Par la voix de Gaétan Barrette, le Parti libéral a réclamé que le projet de loi 61 accorde ce pouvoir à l’AMP. Christian Dubé veut attendre à l’automne pour déposer un projet de loi en ce sens. Or, il est essentiel que l’AMP puisse mener ces opérations dissuasives dès que se mettra en branle l’accélération des investissements, qui ne manqueront pas d’allécher le crime organisé, mais aussi d’encourager des entrepreneurs peu scrupuleux à profiter de la situation, comme l’a fait remarquer l’inspectrice générale du BIG, Brigitte Bishop. On ne peut que s’étonner que le gouvernement Legault n’ait pas prévu le coup.

Le président du Conseil du trésor devra aussi donner des assurances que l’accélération des projets ne constitue pas une licence pour détruire des milieux humides, comme le permet le projet de loi, et, s’il faut réduire les délais, cela ne peut se faire au détriment de la protection de l’environnement. De même, les exigences de reddition de compte sont nettement insuffisantes et s’avéreront inefficaces, comme l’a relevé la vérificatrice générale.

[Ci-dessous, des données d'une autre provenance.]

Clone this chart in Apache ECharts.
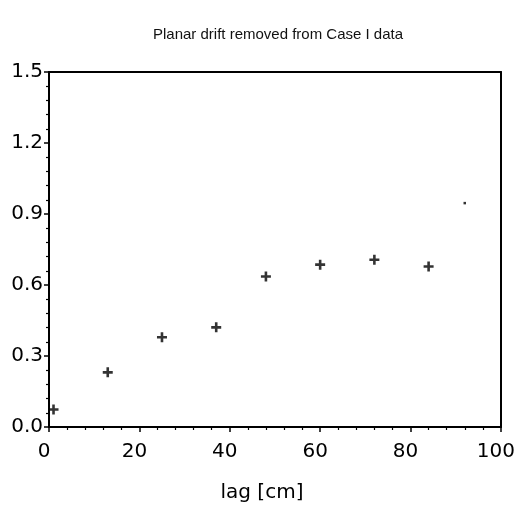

Enfin, le projet de loi 61, et c’est un de ses graves défauts, affaiblit grandement le contrôle parlementaire, pierre angulaire de notre régime démocratique. À défaut de présenter dès maintenant les règlements qu’il entend adopter, le gouvernement devrait avoir l’obligation de les déposer au fur et à mesure en commission parlementaire afin qu’ils soient dûment étudiés par les élus, comme le prévoit l’article 4 pour les projets qui ne sont pas compris dans la liste inscrite dans le projet de loi. L’arbitraire que se réserve le pouvoir exécutif doit s’accompagner de solides contrepoids.
 



Une version précédente de ce texte, qui mentionnait à deux reprises le projet de loi 21, a été modifiée.